Sydney returns to Haven Lake for the first time in twenty years to coax the boy home. Against her daughter’s wishes, Hannah offers to take Dylan in until he’s ready to reveal his own troubling secrets. Now, for Dylan’s sake as well as their own, Sydney and Hannah must confront the devastating events that tore them apart and answer the questions that still haunt their family—and the suspicious surrounding community—about what really caused two people to die on their farm those many years ago.
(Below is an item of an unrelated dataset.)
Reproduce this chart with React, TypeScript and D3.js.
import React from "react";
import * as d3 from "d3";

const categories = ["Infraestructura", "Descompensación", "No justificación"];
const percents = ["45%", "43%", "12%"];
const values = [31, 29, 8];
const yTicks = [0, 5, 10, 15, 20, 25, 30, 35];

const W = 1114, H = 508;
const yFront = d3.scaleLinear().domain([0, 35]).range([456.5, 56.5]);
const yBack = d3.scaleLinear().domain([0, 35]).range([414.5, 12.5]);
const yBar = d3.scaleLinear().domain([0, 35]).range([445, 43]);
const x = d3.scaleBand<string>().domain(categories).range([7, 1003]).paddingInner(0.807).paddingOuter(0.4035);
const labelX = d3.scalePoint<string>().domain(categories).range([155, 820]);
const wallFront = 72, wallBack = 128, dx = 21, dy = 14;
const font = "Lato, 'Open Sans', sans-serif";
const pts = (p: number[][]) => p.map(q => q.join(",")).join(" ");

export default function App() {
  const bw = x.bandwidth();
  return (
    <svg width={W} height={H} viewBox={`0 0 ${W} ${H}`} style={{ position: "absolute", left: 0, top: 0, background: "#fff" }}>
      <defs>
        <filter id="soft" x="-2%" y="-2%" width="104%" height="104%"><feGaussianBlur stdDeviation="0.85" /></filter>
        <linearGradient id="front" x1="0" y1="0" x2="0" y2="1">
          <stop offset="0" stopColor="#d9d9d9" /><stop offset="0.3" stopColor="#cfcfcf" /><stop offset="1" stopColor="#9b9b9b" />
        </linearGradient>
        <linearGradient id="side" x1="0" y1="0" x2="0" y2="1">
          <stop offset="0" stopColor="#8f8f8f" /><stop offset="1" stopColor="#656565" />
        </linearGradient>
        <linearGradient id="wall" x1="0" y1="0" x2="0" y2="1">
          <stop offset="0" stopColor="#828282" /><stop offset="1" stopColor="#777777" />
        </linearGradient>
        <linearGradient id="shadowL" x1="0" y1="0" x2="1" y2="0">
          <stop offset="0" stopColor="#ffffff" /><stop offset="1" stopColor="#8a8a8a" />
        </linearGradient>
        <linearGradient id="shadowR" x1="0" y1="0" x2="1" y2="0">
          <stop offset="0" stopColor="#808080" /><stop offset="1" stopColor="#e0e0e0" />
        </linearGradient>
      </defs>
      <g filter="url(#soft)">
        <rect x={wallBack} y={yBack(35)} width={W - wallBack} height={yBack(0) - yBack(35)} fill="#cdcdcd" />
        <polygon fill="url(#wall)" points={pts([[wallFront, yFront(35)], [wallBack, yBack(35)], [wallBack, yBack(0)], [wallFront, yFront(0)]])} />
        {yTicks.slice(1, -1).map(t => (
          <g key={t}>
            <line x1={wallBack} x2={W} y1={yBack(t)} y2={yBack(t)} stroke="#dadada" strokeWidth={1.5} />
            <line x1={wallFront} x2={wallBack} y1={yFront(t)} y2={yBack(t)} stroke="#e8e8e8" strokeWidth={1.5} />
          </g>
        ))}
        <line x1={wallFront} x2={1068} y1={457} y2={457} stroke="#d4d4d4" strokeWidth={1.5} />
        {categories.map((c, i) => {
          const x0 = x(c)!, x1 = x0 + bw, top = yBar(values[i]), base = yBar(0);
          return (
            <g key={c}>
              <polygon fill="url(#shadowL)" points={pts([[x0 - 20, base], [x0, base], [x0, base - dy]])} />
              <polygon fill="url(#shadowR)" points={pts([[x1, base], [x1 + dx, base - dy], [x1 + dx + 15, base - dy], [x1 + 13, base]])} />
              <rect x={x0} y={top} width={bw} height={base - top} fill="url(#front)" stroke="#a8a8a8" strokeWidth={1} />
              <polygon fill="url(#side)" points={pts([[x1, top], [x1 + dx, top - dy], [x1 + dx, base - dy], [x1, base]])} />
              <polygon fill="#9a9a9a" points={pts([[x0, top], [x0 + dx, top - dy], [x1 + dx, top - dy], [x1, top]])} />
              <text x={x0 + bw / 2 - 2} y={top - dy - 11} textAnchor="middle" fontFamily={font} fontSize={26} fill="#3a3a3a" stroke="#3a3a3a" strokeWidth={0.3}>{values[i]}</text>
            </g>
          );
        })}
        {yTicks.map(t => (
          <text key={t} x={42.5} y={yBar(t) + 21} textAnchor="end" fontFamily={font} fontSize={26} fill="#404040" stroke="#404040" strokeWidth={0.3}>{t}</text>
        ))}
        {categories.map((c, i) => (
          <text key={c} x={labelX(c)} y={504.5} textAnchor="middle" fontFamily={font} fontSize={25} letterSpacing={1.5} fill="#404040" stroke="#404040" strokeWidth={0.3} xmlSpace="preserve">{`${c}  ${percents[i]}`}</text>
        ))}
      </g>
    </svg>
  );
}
This is a hard review for me to write because Holly Robinson has been a favorite author of mine since I read her book The Wishing Hill a couple of years ago, so when I got my hands on Haven Lake I was excited to dig on it. In fact, when I received my copy of it, I had a picture posted on twitter within about 10 minutes of opening the package. But when it came to reading it, I don’t know if I wasn’t in the right mood, or there was something that just wasn’t working for me, but I struggled with the initial stages. At one stage early on (I was maybe about 40 pages in), I put it down because I was struggling and there is sat, glaring at me from my bedside table for probably a good month or so (books rarely last that long as a current read). But on a snowy weekend, I curled up with Haven Lake and after I got past the chapter or so that I was stuck on, the rest of my reading was pretty much smooth sailing.
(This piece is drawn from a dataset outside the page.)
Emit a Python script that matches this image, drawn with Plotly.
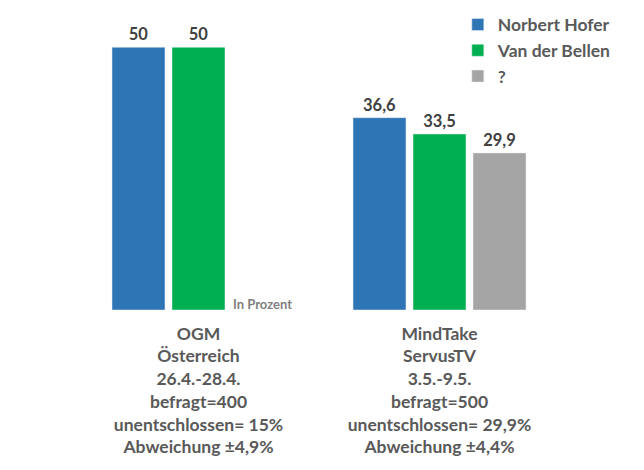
import plotly.graph_objects as go

categories = ["OGM", "MindTake"]
tick_labels = [
    "OGM<br>Österreich<br>26.4.-28.4.<br>befragt=400<br>unentschlossen= 15%<br>Abweichung ±4,9%",
    "MindTake<br>ServusTV<br>3.5.-9.5.<br>befragt=500<br>unentschlossen= 29,9%<br>Abweichung ±4,4%",
]
series_names = ["Norbert Hofer", "Van der Bellen", "?"]
hofer = [50, 36.6]
bellen = [50, 33.5]
unknown = [None, 29.9]
colors = ["#2E75B6", "#00B050", "#A5A5A5"]


def fmt(v):
    if v is None:
        return ""
    if float(v).is_integer():
        return str(int(v))
    return f"{v:.1f}".replace(".", ",")


FONT = "Lato"
fig = go.Figure()
for name, vals, col in zip(series_names, [hofer, bellen, unknown], colors):
    fig.add_trace(go.Bar(
        name=name, x=categories, y=vals, marker_color=col,
        legendgroup=name,
        text=[fmt(v) for v in vals], textposition="outside",
        textfont=dict(family=FONT, size=16.5, color="#404040", weight="bold"),
        cliponaxis=False,
    ))

fig.add_annotation(
    text="In Prozent", x=0, y=0, xref="x", yref="y",
    xshift=64, yshift=-4, xanchor="center", yanchor="bottom", showarrow=False,
    font=dict(family=FONT, size=13, color="#7F7F7F", weight="bold"),
)

fig.update_layout(
    width=644, height=470,
    margin=dict(l=70, r=92, t=13, b=168, autoexpand=False),
    paper_bgcolor="white", plot_bgcolor="white",
    barmode="group", bargap=0.253, bargroupgap=0.117,
    xaxis=dict(tickmode="array", tickvals=categories, ticktext=tick_labels,
               showline=False, showgrid=False, ticks="", range=[-0.5, 1.5],
               automargin=False, ticklabelstandoff=11,
               tickfont=dict(family=FONT, size=17.5, color="#595959", weight="bold")),
    yaxis=dict(range=[0, 55], visible=False, automargin=False),
    legend=dict(x=0.788, y=1.0496, xanchor="left", yanchor="top",
                font=dict(family=FONT, size=17.5, color="#595959", weight="bold"),
                bgcolor="rgba(0,0,0,0)", itemwidth=30,
                traceorder="grouped", tracegroupgap=0),
    showlegend=True,
)

fig.write_html("out.html")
Much like her previous books, Haven Lake is a woman’s exploration into her life – what has gone wrong? what has gone right? what does she need to change to be where she wants to be? But I had issues relating to Sydney – I just felt like she wasn’t relatable – in fact, she was (at least to me an unfeeling bitch). She may have become slightly more redeemable as the book progressed for the most part, but honestly, yeah, I could have cared less.
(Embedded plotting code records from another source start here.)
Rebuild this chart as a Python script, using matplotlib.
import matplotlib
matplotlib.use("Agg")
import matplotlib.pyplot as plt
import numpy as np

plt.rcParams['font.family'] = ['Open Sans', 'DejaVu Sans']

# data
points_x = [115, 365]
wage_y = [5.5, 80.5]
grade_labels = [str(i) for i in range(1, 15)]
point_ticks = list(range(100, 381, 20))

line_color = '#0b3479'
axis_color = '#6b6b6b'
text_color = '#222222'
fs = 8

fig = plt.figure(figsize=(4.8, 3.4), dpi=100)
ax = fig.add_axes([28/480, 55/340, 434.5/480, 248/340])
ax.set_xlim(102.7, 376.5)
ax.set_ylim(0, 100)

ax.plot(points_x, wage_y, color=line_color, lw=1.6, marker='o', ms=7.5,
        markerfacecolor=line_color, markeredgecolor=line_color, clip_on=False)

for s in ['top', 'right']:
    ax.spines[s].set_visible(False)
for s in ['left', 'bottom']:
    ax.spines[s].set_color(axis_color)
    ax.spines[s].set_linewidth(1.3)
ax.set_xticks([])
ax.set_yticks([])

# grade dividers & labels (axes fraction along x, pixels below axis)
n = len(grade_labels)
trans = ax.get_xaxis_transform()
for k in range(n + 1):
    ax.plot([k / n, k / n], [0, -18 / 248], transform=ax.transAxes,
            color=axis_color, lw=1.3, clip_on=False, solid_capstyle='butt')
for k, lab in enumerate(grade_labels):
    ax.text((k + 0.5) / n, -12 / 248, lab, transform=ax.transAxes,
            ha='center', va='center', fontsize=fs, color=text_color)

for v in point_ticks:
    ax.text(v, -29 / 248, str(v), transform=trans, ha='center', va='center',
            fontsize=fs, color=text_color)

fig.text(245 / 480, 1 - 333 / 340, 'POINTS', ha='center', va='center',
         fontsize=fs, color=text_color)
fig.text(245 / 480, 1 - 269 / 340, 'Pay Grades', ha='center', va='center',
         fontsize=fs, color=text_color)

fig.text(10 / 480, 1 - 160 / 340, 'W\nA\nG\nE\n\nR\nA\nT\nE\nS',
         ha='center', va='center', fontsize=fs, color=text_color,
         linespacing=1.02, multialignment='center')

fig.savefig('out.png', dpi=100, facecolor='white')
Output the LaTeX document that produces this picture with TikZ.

I was much more interested in both Hannah and Sydney’s soon to be step-son, Dylan – they were to me the more interesting of the cast of characters. I’m always intrigued by people who decide to live off the grid (and while Hannah wasn’t completely off, she was fairly well unplugged) – mostly because I know I could never do it. I like my phone, my computer, Facebook, Starbucks etc wayyy to much 😉 I also liked how Holly developed Dylan’s character – all I wanted to do while I was reading his portion was wrap him up in a huge hug (and then bitch-slap his father…). He reminded me of Gigi in Holly’s other book, Beach Plum Island. As a writer she has the troubled teen character very well developed (and they don’t seem to be cardboard cut-outs of each other, each are unique).
I ended up giving Haven Lake 3.5 stars because of my thoughts about Sydney through-out, since she was the main character and I just struggled to like her. As well as the fact that I very easily put this down and wasn’t in any rush to pick it back up, like I did with previous books by Holly. While I didn’t enjoy it as much as previous books, I think reader’s who like women’s lit may enjoy it.